Preface - iOS Core Animation: Advanced Techniques (2014)

iOS Core Animation: Advanced Techniques (2014)

Preface

When Apple engineers created the iPhone, they faced a challenge: they needed to create a modern, fast, and fluid user interface, the likes of which had never been seen outside of a video game, and they needed to do it on mobile hardware that was a decade behind current desktops and laptops in terms of graphics performance.

They also had an opportunity: to rebuild AppKit (the Mac OS user interface framework) from the ground up using modern graphics technology without needing to maintain support for the legacy applications inherited from nearly 25 years of Macintosh and NeXTSTEP history.

Their solution was a private framework called Layer Kit, developed by the iPhone software team to provide a high-performance, hardware-accelerated animation and compositing library to replace the slower, Quartz-based software drawing used by AppKit. This framework actually debuted first on Mac OS 10.5 under the name Core Animation, shortly before the iPhone was announced.

Core Animation is not just a set of functions for performing animations; it lies at the very heart of iOS, powering everything you see on screen. Even if you never invoke it explicitly, you are using it implicitly every time you display a view or transition from one screen to the next. As an iOS developer, you can build great applications without ever consciously touching Core Animation, but if you truly embrace its features, you can achieve much richer user experiences.

The purpose of this book is to demystify Core Animation, to bring it out from behind the curtains and help you to harness its full power to make spectacular applications. By the end, you will have learned exactly where and when to use Core Animation, how to work with and around its limitations, and what to do to avoid performance pitfalls so that your apps can be as responsive as Apple’s own.

Audience and Material

This is neither a beginner’s guide to Cocoa nor an introduction to the iOS platform for Mac developers. It is most definitely not an introduction to programming in general.

This book is written for an audience that is reasonably familiar with Xcode, Cocoa Touch, and UIKit but has no prior knowledge of the Core Animation framework. You need not be a very seasoned developer (perhaps you have just finished your “Hello World” project and are looking for something a bit more advanced), but you will need to be fluent in Objective-C to be able to follow the code examples.

Although no prior knowledge of Core Animation is assumed, this is not merely a cursory introduction to the framework. The aim of this book is to leave no stone unturned when it comes to the Core Animation APIs. Even if you have already used Core Animation for many years in an iOS-specific context, it would be surprising if you did not find things in here that you don’t already know about or fully understand.

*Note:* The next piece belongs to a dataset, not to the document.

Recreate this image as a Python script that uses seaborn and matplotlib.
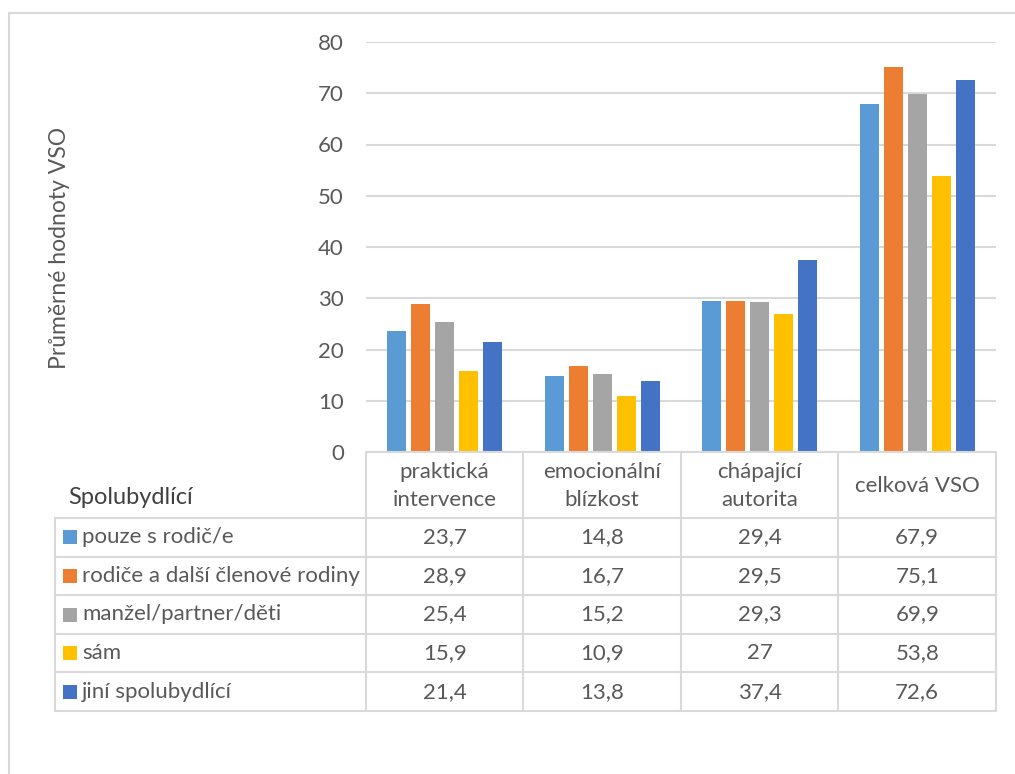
import matplotlib
matplotlib.use("Agg")
import matplotlib.pyplot as plt
import seaborn as sns
import pandas as pd

# Categories (x axis) and household groups (series)
categories = ["praktická\nintervence", "emocionální\nblízkost", "chápající\nautorita", "celková VSO"]
groups = ["pouze s rodič/e", "rodiče a další členové rodiny", "manžel/partner/děti", "sám", "jiní spolubydlící"]
colors = ["#5B9BD5", "#ED7D31", "#A5A5A5", "#FFC000", "#4472C4"]

values = {
    "pouze s rodič/e": [23.7, 14.8, 29.4, 67.9],
    "rodiče a další členové rodiny": [28.9, 16.7, 29.5, 75.1],
    "manžel/partner/děti": [25.4, 15.2, 29.3, 69.9],
    "sám": [15.9, 10.9, 27.0, 53.8],
    "jiní spolubydlící": [21.4, 13.8, 37.4, 72.6],
}
y_ticks = [0, 10, 20, 30, 40, 50, 60, 70, 80]
y_label = "Průměrné hodnoty VSO"
table_title = "Spolubydlící"

rows = []
for g in groups:
    for c, v in zip(categories, values[g]):
        rows.append({"kategorie": c, "skupina": g, "hodnota": v})
df = pd.DataFrame(rows)

sns.set_theme(style="white")
plt.rcParams["font.family"] = ["Lato", "DejaVu Sans"]
text_color = "#595959"
line_color = "#D9D9D9"
fs = 16

W, H = 1015, 774
fig = plt.figure(figsize=(W / 100, H / 100), dpi=100)
fig.patch.set_facecolor("white")

# Plot area in pixel layout
px_left, px_right, px_top, px_bottom = 366, 996, 42, 452
ax = fig.add_axes([px_left / W, 1 - px_bottom / H, (px_right - px_left) / W, (px_bottom - px_top) / H])

sns.barplot(data=df, x="kategorie", y="hodnota", hue="skupina", hue_order=groups,
            order=categories, palette=colors, width=0.762, gap=0.2, legend=False,
            saturation=1, ax=ax, linewidth=0)

ax.set_xlim(-0.5, len(categories) - 0.5)
ax.set_ylim(0, 80)
ax.set_yticks(y_ticks)
ax.set_yticklabels([str(t) for t in y_ticks])
ax.set_xticks([])
ax.set_xlabel("")
ax.set_ylabel("")
ax.yaxis.grid(True, color=line_color, linewidth=1.5)
ax.set_axisbelow(True)
for s in ax.spines.values():
    s.set_visible(False)
ax.tick_params(axis="y", length=0, pad=16, labelsize=fs, labelcolor=text_color)

# Overlay in pixel coordinates for the data table and frame
ov = fig.add_axes([0, 0, 1, 1], zorder=-1)
ov.set_xlim(0, W)
ov.set_ylim(H, 0)
ov.axis("off")

# Chart frame (left and top edges)
ov.plot([9, 9, W], [H, 13, 13], color=line_color, lw=1.5, solid_capstyle="butt")

fig.text(60 / W, 1 - 248 / H, y_label, rotation=90, ha="center", va="center",
         fontsize=16.5, color=text_color)

# Data table
tbl_left = 55
n = len(categories)
col_w = (px_right - px_left) / n
col_edges = [px_left + i * col_w for i in range(n + 1)]
header_bottom = 518
row_h = 38.6
row_edges = [header_bottom + i * row_h for i in range(len(groups) + 1)]

ov2 = fig.add_axes([0, 0, 1, 1], zorder=5)
ov2.set_xlim(0, W)
ov2.set_ylim(H, 0)
ov2.axis("off")
lw = 1.5
ov2.plot([px_left, px_right], [px_bottom, px_bottom], color=line_color, lw=lw)
for x in col_edges:
    ov2.plot([x, x], [px_bottom, row_edges[-1]], color=line_color, lw=lw)
ov2.plot([tbl_left, tbl_left], [header_bottom, row_edges[-1]], color=line_color, lw=lw)
for y in row_edges:
    ov2.plot([tbl_left, px_right], [y, y], color=line_color, lw=lw)

for i, c in enumerate(categories):
    cx = (col_edges[i] + col_edges[i + 1]) / 2
    ov2.text(cx, (px_bottom + header_bottom) / 2 + 1, c, ha="center", va="center",
             fontsize=fs, color=text_color, linespacing=1.45)

ov2.text(68, 498, table_title, ha="left", va="center", fontsize=17, color="#404040")

for r, g in enumerate(groups):
    cy = (row_edges[r] + row_edges[r + 1]) / 2
    ov2.add_patch(plt.Rectangle((63, cy - 7), 14, 14, color=colors[r], lw=0))
    ov2.text(82, cy, g, ha="left", va="center", fontsize=fs, color=text_color)
    for i, v in enumerate(values[g]):
        cx = (col_edges[i] + col_edges[i + 1]) / 2
        ov2.text(cx, cy, f"{v:g}".replace(".", ","), ha="center", va="center",
                 fontsize=fs, color=text_color)

fig.savefig("out.png", dpi=100, facecolor="white")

This book is specifically geared toward the iOS platform. Where appropriate, differences between Core Animation on iOS and Mac OS are mentioned, but Mac-specific Core Animation features such as CALayoutManager or Core Image integration or are not discussed in detail. If you are already well versed in Core Animation on Mac OS, much of the material will already be familiar to you, but this should serve as a useful conversion guide.

Core Animation has been a key part of iOS since the beginning, and the majority of its features are available on older iOS versions. Any methods or classes that are new to iOS 6 are highlighted as such, but the purpose of this book is to document the current feature set of Core Animation; so with very few exceptions, the task of providing backward compatibility for earlier iOS versions is left as an exercise for the reader.

Book Structure

This book is structured in a linear fashion, with each chapter building upon concepts introduced in the previous ones. That said, wherever we refer back to a concept covered in an earlier chapter, the chapter is referenced explicitly so that you can read the book in a nonlinear fashion if you prefer.

The subject matter is split into three parts, dealing with static content, animation, and performance optimization, respectively. These parts are self-contained, so (for example) if you already know about animation and layout, you can dive straight into the part on performance.

Each chapter contains figures and example code to illustrate the topics discussed. The sample code projects are available for download from www.informit.com/title/9780133440751 if you prefer not to retype them by hand.

Before We Begin

The examples in this book were written and tested using Xcode 4.6 on Mac OS 10.8 (Mountain Lion). The latest version of Xcode can be downloaded free of charge from the Mac App Store, and most of the examples can be run in the iOS simulator. In addition, you need to sign up for a free Apple developer account to access most of the tools and documentation for the classes referenced in the book.

The code examples have all been tested with iOS 6.1, but most will either run unmodified on iOS 5+, or can be trivially modified to do so by removing noncritical iOS 6 features such as Autolayout. All examples make use of modern Objective-C practices such as ARC (Automatic Reference Counting), automatic property synthesis, and object literals and so require Xcode 4.5 and iOS 4 as a minimum.

The examples in the final, performance-focused section of the book must be installed on a physical iPhone 5 running iOS 6.1 to demonstrate the exact behavior described in the text. To run the examples on an iPhone, you need to pay for an iOS developer license, which you can purchase directly from Apple. These examples will still work on the simulator, or a different device or iOS version, but will likely exhibit different performance characteristics.